Last year, Americans spent more than $50 billion on their pets. Nearly 1 in 4 tenants own pets. So wouldn’t it make sense that we should try to take a slice of this market? Because if you’re not, then you are basically alienating 25% of all eager and available tenants!
This demographic of tenants are quite limited in their search for housing because not every multi-family property allows pets, or even has a clear pet policy. That means that out of every 20 properties, only 5 take pets, and it’s going to be those five properties that are going to be getting their business and filling their units (and bank accounts).
When I first started investing, I didn’t take pets because I was afraid that they would end up destroying my units. I didn’t want to pay the extra cost to repair whatever damages that were made once the pet left the property. Maybe the cat left behind its smell. Maybe the dog scratched up the furniture. I didn’t want to have to deal with that this early in my investing career.

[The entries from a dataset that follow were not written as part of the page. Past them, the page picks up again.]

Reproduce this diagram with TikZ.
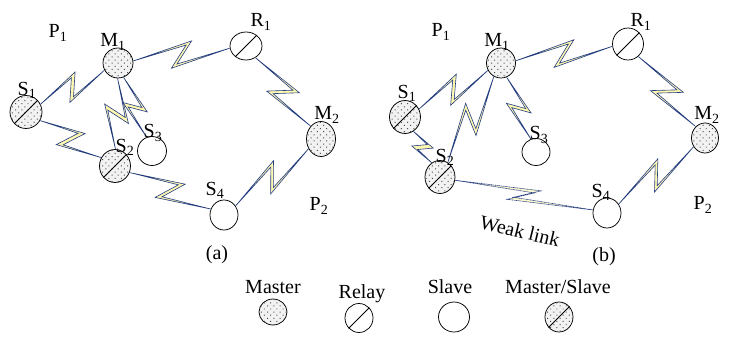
\documentclass[tikz,border=0pt]{standalone}
\usepackage{fontspec}
\setmainfont{Liberation Serif}
\usetikzlibrary{shapes.geometric,patterns.meta,calc}

\definecolor{linkblue}{RGB}{34,60,130}
\definecolor{linkfill}{RGB}{255,248,175}

\tikzset{
  dev/.style={ellipse, draw, line width=0.75pt, inner sep=0pt, fill=white},
  dotted fill/.style={fill=gray!10,
    postaction={pattern={Dots[distance=4.4pt, radius=0.7pt, angle=45]}, pattern color=black!70}},
  master/.style={dev, dotted fill},
  slave/.style={dev},
  relay/.style={dev},
  lbl/.style={font=\fontsize{20}{22}\selectfont, inner sep=0pt},
  zbline/.style={draw=linkblue, fill=linkfill, line width=0.6pt, line join=miter},
  zbextra/.style={}
}

% keys of a lightning link: forward/back corner positions and sideways throw
\pgfkeys{/zb/.is family, /zb,
  tp/.store in=\zbtp, tq/.store in=\zbtq, h/.store in=\zbh,
  style/.code={\tikzset{zbextra/.style={#1}}},
  tp=0.59, tq=0.41, h=10.5}

% lightning-shaped radio link between two nodes
\newcommand\zbolt[3][]{%
  \begingroup
  \pgfkeys{/zb,#1}%
  \path (#2) -- (#3) coordinate[pos=0] (zA) coordinate[pos=1] (zB);
  \path let \p1=(zA), \p2=(zB) in \pgfextra{%
    \pgfmathsetmacro\zang{atan2(\y2-\y1,\x2-\x1)}%
    \pgfmathsetmacro\zlen{veclen(\x2-\x1,\y2-\y1)}%
    \xdef\zang{\zang}\xdef\zlen{\zlen}};
  \begin{scope}[shift={(zA)}, rotate=\zang, x=1pt, y=1pt]
    \filldraw[zbline, zbextra]
      (0,0)
      -- ({\zbtp*\zlen-3}, {\zbh-1.7})
      -- ({\zbtq*\zlen-3}, {-\zbh-1.7})
      -- (\zlen,0)
      -- ({\zbtq*\zlen+3}, {-\zbh+1.7})
      -- ({\zbtp*\zlen+3}, {\zbh+1.7})
      -- cycle;
  \end{scope}
  \endgroup}

% diagonal stroke of relay and master/slave devices
\newcommand\devslash[1]{\draw[line width=0.75pt] (#1.225) -- (#1.45);}

\begin{document}
\begin{tikzpicture}[x=1pt, y=-1pt]
\useasboundingbox[fill=white] (0,0) rectangle (729,337);

% ---------- (a) ----------
\node[master, minimum width=30pt, minimum height=30pt] (aM1) at (118,63) {};
\node[relay,  minimum width=32pt, minimum height=28pt] (aR1) at (246,46) {};
\node[master, minimum width=32pt, minimum height=33pt] (aS1) at (26,112) {};
\node[master, minimum width=31pt, minimum height=33pt] (aS2) at (115,166) {};
\node[slave,  minimum width=29pt, minimum height=29pt] (aS3) at (152,151) {};
\node[master, minimum width=29pt, minimum height=35pt] (aM2) at (321,139) {};
\node[slave,  minimum width=28pt, minimum height=30pt] (aS4) at (224,215) {};
\devslash{aR1}\devslash{aS1}\devslash{aS2}

\zbolt{aM1}{aR1}
\zbolt{aR1}{aM2}
\zbolt{aM2}{aS4}
\zbolt{aS1}{aM1}
\zbolt{aM1}{aS2}
\zbolt[h=8]{aM1}{aS3}
\zbolt{aS1}{aS2}
\zbolt{aS2}{aS4}

\node[lbl] (aP1l) at (58,33) {P\textsubscript{1}};
\node[lbl] (aM1l) at (113,42) {M\textsubscript{1}};
\node[lbl] (aR1l) at (261,22) {R\textsubscript{1}};
\node[lbl] (aS1l) at (27,90) {S\textsubscript{1}};
\node[lbl] (aS2l) at (125,147) {S\textsubscript{2}};
\node[lbl] (aS3l) at (153,133) {S\textsubscript{3}};
\node[lbl] (aM2l) at (327,115) {M\textsubscript{2}};
\node[lbl] (aS4l) at (215,190) {S\textsubscript{4}};
\node[lbl] (aP2l) at (319,206) {P\textsubscript{2}};
\node[lbl] (acap) at (217,255) {(a)};

% ---------- (b) ----------
\node[master, minimum width=29pt, minimum height=30pt] (bM1) at (501,63) {};
\node[relay,  minimum width=31pt, minimum height=32pt] (bR1) at (628,44) {};
\node[master, minimum width=31pt, minimum height=33pt] (bS1) at (405,117) {};
\node[master, minimum width=30pt, minimum height=33pt] (bS2) at (440,177) {};
\node[slave,  minimum width=28pt, minimum height=27pt] (bS3) at (536,152) {};
\node[master, minimum width=27pt, minimum height=30pt] (bM2) at (705,138) {};
\node[slave,  minimum width=28pt, minimum height=30pt] (bS4) at (607,213) {};
\devslash{bR1}\devslash{bS1}\devslash{bS2}

\zbolt{bM1}{bR1}
\zbolt{bR1}{bM2}
\zbolt{bM2}{bS4}
\zbolt{bS1}{bM1}
\zbolt{bM1}{bS2}
\zbolt[h=8]{bM1}{bS3}
\zbolt[h=7]{bS1}{bS2}
\zbolt[h=6, style={dash pattern=on 0.9pt off 0.5pt, fill=linkfill!60}]{bS2}{bS4}

\node[lbl] (bP1l) at (441,32) {P\textsubscript{1}};
\node[lbl] (bM1l) at (497,42) {M\textsubscript{1}};
\node[lbl] (bR1l) at (641,22) {R\textsubscript{1}};
\node[lbl] (bS1l) at (407,93) {S\textsubscript{1}};
\node[lbl] (bS2l) at (445,157) {S\textsubscript{2}};
\node[lbl] (bS3l) at (539,135) {S\textsubscript{3}};
\node[lbl] (bM2l) at (707,115) {M\textsubscript{2}};
\node[lbl] (bS4l) at (601,192) {S\textsubscript{4}};
\node[lbl] (bP2l) at (703,205) {P\textsubscript{2}};
\node[lbl, rotate=-13.6] (weak) at (520,231) {Weak link};
\node[lbl] (bcap) at (604,257) {(b)};

% ---------- legend ----------
\node[lbl, anchor=base] (kMt) at (273,293) {Master};
\node[lbl, anchor=base] (kRt) at (362,298) {Relay};
\node[lbl, anchor=base] (kSt) at (450,293) {Slave};
\node[lbl, anchor=base] (kXt) at (558,293) {Master/Slave};
\node[master, minimum width=28pt, minimum height=26pt] (kM) at (273,312) {};
\node[relay,  minimum width=28pt, minimum height=29pt] (kR) at (359,318) {};
\node[slave,  minimum width=31pt, minimum height=30pt] (kS) at (454,317) {};
\node[master, minimum width=28pt, minimum height=30pt] (kX) at (559,317) {};
\devslash{kR}\devslash{kX}
\end{tikzpicture}
\end{document}
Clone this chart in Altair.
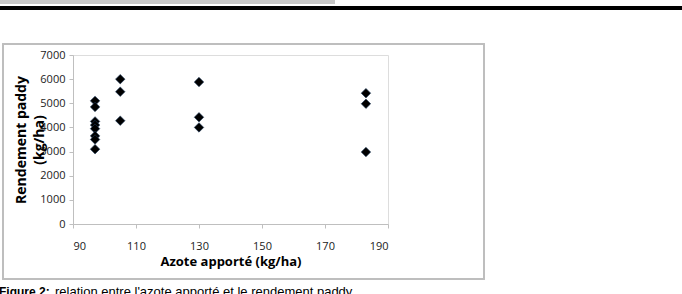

That was until I implemented my pet policy that allows one cat and/or one dog that weighs 25 pounds or less. Cats are typically lazy and quiet, and dogs that weigh under 25 pounds don’t seem to be as loud or as high-maintenance as larger dogs, which is one less thing I have to worry about with my dog-owners.
As the property owner, it falls on you to ultimately decide what will add the most value for your residents. Will your other tenants tolerate dogs and cats? What can I do to make this building more pet-friendly? Some properties include dog parks, giving their K9’s a chance to run and play with other dogs in the area. Some places only allow cats because they don’t want to have to deal with all of the noise and smells that dogs come with.
Regardless of how you decide to approach your pet policy, note that pet owners need to pay a pet security deposit (usually $150 – $200) and additional rent ($25 – $30 per month). So there’s money to be made.